■ Exercise description
Output the data word for word, dropping every image.
|---|
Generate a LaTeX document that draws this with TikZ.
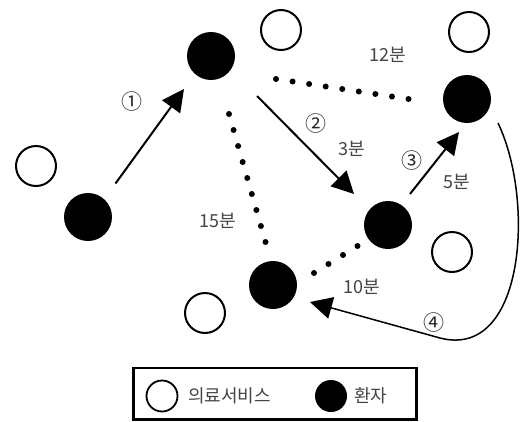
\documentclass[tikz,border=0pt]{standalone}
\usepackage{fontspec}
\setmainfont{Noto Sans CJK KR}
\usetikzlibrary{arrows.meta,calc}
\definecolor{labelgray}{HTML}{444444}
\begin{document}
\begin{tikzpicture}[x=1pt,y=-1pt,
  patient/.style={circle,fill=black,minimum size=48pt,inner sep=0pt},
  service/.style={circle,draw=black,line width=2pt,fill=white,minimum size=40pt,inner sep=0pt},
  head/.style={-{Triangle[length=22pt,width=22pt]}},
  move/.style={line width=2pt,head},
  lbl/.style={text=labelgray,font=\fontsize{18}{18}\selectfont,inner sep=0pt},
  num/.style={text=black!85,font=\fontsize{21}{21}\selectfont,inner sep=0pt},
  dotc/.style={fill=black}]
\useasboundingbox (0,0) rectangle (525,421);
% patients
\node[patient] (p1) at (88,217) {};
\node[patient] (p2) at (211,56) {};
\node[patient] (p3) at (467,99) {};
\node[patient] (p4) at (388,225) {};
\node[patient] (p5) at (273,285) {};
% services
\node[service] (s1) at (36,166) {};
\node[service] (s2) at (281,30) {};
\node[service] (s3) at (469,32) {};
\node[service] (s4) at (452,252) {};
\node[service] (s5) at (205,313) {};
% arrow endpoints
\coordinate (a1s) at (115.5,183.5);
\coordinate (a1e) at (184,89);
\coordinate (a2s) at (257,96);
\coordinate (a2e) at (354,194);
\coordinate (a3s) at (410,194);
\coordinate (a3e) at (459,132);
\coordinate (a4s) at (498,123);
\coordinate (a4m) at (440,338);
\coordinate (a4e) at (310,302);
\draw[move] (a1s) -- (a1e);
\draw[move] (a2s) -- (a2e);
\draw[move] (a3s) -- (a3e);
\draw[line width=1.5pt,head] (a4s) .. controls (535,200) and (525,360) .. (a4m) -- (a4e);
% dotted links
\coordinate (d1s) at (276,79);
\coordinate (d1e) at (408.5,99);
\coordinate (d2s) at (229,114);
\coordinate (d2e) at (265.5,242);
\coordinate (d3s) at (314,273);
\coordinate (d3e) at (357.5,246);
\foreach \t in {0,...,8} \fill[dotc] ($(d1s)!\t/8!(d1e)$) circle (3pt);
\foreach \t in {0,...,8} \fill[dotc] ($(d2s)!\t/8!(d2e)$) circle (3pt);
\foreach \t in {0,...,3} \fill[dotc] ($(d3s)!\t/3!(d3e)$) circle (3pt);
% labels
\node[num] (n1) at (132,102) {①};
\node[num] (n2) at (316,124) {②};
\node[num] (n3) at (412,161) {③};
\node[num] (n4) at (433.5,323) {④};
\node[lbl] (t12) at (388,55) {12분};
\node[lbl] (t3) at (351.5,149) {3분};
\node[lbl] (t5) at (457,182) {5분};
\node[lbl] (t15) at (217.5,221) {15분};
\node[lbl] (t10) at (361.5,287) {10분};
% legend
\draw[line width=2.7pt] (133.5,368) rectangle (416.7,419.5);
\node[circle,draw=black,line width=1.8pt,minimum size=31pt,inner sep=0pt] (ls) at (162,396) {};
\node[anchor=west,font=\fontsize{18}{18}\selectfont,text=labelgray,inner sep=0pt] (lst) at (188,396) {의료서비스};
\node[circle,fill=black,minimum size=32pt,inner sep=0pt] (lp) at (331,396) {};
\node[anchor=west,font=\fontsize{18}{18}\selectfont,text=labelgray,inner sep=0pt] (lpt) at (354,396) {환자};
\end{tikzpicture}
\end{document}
|---|
■ Answer in full
Generate a LaTeX document that draws this with TikZ.
\documentclass[tikz,border=0pt]{standalone}
\usepackage{fontspec}
\setmainfont{Noto Sans CJK KR}
\usetikzlibrary{arrows.meta,calc}
\definecolor{labelgray}{HTML}{444444}
\begin{document}
\begin{tikzpicture}[x=1pt,y=-1pt,
  patient/.style={circle,fill=black,minimum size=48pt,inner sep=0pt},
  service/.style={circle,draw=black,line width=2pt,fill=white,minimum size=40pt,inner sep=0pt},
  head/.style={-{Triangle[length=22pt,width=22pt]}},
  move/.style={line width=2pt,head},
  lbl/.style={text=labelgray,font=\fontsize{18}{18}\selectfont,inner sep=0pt},
  num/.style={text=black!85,font=\fontsize{21}{21}\selectfont,inner sep=0pt},
  dotc/.style={fill=black}]
\useasboundingbox (0,0) rectangle (525,421);
% patients
\node[patient] (p1) at (88,217) {};
\node[patient] (p2) at (211,56) {};
\node[patient] (p3) at (467,99) {};
\node[patient] (p4) at (388,225) {};
\node[patient] (p5) at (273,285) {};
% services
\node[service] (s1) at (36,166) {};
\node[service] (s2) at (281,30) {};
\node[service] (s3) at (469,32) {};
\node[service] (s4) at (452,252) {};
\node[service] (s5) at (205,313) {};
% arrow endpoints
\coordinate (a1s) at (115.5,183.5);
\coordinate (a1e) at (184,89);
\coordinate (a2s) at (257,96);
\coordinate (a2e) at (354,194);
\coordinate (a3s) at (410,194);
\coordinate (a3e) at (459,132);
\coordinate (a4s) at (498,123);
\coordinate (a4m) at (440,338);
\coordinate (a4e) at (310,302);
\draw[move] (a1s) -- (a1e);
\draw[move] (a2s) -- (a2e);
\draw[move] (a3s) -- (a3e);
\draw[line width=1.5pt,head] (a4s) .. controls (535,200) and (525,360) .. (a4m) -- (a4e);
% dotted links
\coordinate (d1s) at (276,79);
\coordinate (d1e) at (408.5,99);
\coordinate (d2s) at (229,114);
\coordinate (d2e) at (265.5,242);
\coordinate (d3s) at (314,273);
\coordinate (d3e) at (357.5,246);
\foreach \t in {0,...,8} \fill[dotc] ($(d1s)!\t/8!(d1e)$) circle (3pt);
\foreach \t in {0,...,8} \fill[dotc] ($(d2s)!\t/8!(d2e)$) circle (3pt);
\foreach \t in {0,...,3} \fill[dotc] ($(d3s)!\t/3!(d3e)$) circle (3pt);
% labels
\node[num] (n1) at (132,102) {①};
\node[num] (n2) at (316,124) {②};
\node[num] (n3) at (412,161) {③};
\node[num] (n4) at (433.5,323) {④};
\node[lbl] (t12) at (388,55) {12분};
\node[lbl] (t3) at (351.5,149) {3분};
\node[lbl] (t5) at (457,182) {5분};
\node[lbl] (t15) at (217.5,221) {15분};
\node[lbl] (t10) at (361.5,287) {10분};
% legend
\draw[line width=2.7pt] (133.5,368) rectangle (416.7,419.5);
\node[circle,draw=black,line width=1.8pt,minimum size=31pt,inner sep=0pt] (ls) at (162,396) {};
\node[anchor=west,font=\fontsize{18}{18}\selectfont,text=labelgray,inner sep=0pt] (lst) at (188,396) {의료서비스};
\node[circle,fill=black,minimum size=32pt,inner sep=0pt] (lp) at (331,396) {};
\node[anchor=west,font=\fontsize{18}{18}\selectfont,text=labelgray,inner sep=0pt] (lpt) at (354,396) {환자};
\end{tikzpicture}
\end{document}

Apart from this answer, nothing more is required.